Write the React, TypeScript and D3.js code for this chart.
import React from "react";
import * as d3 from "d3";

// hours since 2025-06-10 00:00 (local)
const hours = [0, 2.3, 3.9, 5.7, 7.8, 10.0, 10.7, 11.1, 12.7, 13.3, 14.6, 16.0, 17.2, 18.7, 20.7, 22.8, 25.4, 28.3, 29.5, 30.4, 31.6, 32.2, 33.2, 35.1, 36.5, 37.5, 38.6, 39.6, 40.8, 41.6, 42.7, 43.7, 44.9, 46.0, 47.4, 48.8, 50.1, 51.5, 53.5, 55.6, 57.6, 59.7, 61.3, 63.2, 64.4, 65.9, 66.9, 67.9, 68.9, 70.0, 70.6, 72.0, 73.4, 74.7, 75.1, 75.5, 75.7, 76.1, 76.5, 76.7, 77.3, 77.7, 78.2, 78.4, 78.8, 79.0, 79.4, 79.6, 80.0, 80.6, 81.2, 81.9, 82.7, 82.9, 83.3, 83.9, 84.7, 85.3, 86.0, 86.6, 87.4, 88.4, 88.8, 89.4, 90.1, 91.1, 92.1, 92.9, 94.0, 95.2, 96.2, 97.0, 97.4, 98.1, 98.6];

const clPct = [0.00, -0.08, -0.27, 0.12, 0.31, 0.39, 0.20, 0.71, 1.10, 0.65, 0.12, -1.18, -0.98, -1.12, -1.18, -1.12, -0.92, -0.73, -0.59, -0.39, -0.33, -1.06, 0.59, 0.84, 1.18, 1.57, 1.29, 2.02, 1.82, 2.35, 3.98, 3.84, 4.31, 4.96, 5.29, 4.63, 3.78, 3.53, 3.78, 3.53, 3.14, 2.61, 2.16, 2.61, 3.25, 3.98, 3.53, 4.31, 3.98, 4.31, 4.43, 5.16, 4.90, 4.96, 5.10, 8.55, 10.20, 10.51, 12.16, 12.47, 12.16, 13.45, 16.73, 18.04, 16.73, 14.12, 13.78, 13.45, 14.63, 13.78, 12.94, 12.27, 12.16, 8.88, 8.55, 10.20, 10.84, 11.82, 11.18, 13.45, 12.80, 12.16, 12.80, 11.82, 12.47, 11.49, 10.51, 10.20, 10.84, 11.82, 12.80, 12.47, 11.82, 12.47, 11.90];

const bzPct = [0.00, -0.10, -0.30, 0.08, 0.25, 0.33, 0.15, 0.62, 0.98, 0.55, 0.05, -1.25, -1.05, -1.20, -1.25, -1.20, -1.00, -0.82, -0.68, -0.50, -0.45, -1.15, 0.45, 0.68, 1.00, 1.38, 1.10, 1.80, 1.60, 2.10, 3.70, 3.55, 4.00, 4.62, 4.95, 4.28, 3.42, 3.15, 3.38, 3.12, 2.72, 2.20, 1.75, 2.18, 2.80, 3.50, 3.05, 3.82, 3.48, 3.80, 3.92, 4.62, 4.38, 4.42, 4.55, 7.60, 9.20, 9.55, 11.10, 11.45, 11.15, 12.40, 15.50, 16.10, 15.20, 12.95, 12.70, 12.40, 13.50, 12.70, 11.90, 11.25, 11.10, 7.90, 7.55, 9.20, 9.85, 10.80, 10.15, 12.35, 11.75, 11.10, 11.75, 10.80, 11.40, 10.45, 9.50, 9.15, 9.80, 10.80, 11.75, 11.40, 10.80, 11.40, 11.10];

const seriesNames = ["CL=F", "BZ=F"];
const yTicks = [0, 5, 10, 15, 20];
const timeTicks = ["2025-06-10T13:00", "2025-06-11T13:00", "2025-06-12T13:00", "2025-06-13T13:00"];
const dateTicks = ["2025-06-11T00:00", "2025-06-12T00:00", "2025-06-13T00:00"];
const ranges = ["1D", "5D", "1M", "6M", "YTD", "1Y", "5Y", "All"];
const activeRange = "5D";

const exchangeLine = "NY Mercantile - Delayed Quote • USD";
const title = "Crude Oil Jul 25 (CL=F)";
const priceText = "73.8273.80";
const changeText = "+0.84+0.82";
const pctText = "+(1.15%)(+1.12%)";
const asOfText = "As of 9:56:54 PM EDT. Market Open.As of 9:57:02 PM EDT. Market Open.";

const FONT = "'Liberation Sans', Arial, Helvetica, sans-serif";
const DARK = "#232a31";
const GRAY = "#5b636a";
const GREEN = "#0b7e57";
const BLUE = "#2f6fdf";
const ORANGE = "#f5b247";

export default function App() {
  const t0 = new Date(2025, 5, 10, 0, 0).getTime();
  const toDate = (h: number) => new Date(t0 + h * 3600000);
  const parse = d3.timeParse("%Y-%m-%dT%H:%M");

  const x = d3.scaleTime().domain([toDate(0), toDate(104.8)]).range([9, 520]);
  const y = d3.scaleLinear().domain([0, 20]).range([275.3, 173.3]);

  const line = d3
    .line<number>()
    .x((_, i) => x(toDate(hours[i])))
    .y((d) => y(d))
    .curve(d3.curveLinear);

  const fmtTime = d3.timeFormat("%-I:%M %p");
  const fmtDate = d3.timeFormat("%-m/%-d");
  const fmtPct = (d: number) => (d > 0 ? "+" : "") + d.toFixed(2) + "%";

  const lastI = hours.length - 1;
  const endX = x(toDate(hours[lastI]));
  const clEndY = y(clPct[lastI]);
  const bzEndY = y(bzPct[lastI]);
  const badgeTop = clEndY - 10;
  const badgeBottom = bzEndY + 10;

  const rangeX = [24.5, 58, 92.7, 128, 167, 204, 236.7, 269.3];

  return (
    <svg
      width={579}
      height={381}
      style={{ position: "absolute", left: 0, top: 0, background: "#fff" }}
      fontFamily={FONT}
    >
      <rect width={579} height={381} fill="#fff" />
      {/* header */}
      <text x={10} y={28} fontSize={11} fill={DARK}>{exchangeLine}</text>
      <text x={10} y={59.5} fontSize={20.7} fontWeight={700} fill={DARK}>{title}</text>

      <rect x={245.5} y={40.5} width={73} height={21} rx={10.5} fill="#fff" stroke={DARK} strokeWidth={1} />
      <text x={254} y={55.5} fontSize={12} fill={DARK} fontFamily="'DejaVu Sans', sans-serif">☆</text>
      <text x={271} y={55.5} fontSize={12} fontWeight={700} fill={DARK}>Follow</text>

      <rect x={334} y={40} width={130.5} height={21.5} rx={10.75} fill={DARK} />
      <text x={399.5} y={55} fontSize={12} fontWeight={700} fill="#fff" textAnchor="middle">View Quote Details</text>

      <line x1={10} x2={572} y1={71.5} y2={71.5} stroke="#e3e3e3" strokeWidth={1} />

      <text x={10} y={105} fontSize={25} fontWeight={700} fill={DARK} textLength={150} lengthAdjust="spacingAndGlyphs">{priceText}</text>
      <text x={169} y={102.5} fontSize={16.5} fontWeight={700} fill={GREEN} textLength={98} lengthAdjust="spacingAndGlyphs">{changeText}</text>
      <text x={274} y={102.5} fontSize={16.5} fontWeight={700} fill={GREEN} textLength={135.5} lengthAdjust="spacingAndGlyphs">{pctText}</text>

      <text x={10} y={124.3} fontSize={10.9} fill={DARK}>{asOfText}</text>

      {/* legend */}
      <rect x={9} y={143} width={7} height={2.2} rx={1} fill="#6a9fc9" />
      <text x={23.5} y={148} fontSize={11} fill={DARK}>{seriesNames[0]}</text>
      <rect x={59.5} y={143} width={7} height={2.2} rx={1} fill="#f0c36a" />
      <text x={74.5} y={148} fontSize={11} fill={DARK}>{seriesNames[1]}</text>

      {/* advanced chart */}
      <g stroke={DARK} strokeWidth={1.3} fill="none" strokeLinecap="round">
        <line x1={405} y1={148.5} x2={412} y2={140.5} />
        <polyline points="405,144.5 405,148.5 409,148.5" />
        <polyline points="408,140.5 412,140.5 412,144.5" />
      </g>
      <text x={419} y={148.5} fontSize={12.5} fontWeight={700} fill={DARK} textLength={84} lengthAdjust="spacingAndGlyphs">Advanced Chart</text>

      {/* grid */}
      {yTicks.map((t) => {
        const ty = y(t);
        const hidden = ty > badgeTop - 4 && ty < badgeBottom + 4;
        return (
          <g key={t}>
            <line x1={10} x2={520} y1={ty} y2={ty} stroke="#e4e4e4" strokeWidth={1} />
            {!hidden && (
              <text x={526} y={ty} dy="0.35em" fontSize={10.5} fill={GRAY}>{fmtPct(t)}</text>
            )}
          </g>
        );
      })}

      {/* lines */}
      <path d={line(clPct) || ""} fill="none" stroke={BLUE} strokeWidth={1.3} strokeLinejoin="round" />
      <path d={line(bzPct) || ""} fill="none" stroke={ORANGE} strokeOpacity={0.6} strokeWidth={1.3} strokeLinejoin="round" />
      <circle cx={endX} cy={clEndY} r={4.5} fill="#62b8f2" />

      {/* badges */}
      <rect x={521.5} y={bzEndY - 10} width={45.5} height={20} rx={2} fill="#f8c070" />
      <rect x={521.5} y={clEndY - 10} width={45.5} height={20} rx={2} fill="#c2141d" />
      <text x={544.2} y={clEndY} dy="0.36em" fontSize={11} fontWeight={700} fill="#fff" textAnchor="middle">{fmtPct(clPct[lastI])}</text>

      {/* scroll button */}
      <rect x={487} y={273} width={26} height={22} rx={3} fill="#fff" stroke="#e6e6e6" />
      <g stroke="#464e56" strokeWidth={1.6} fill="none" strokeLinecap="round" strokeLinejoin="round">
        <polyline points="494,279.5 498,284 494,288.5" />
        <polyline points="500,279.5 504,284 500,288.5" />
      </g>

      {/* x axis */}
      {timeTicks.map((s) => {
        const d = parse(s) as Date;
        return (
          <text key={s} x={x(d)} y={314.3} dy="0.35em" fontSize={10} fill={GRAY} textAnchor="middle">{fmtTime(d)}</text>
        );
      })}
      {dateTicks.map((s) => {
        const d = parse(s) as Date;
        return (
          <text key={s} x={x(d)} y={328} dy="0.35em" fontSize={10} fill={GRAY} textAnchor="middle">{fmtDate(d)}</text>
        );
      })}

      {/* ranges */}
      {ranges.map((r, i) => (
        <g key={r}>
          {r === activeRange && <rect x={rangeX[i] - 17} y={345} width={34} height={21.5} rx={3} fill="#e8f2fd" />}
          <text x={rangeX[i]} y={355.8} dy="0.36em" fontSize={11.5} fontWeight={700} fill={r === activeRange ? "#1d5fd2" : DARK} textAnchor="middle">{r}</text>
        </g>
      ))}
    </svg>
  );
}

▸ WRITTEN TASK
Beginning at the top of the data, please return every line until and including the line containing "import * as", copied exactly, and nothing past it.

▸ FINAL ANSWER
Write the React, TypeScript and D3.js code for this chart.
import React from "react";
import * as d3 from "d3";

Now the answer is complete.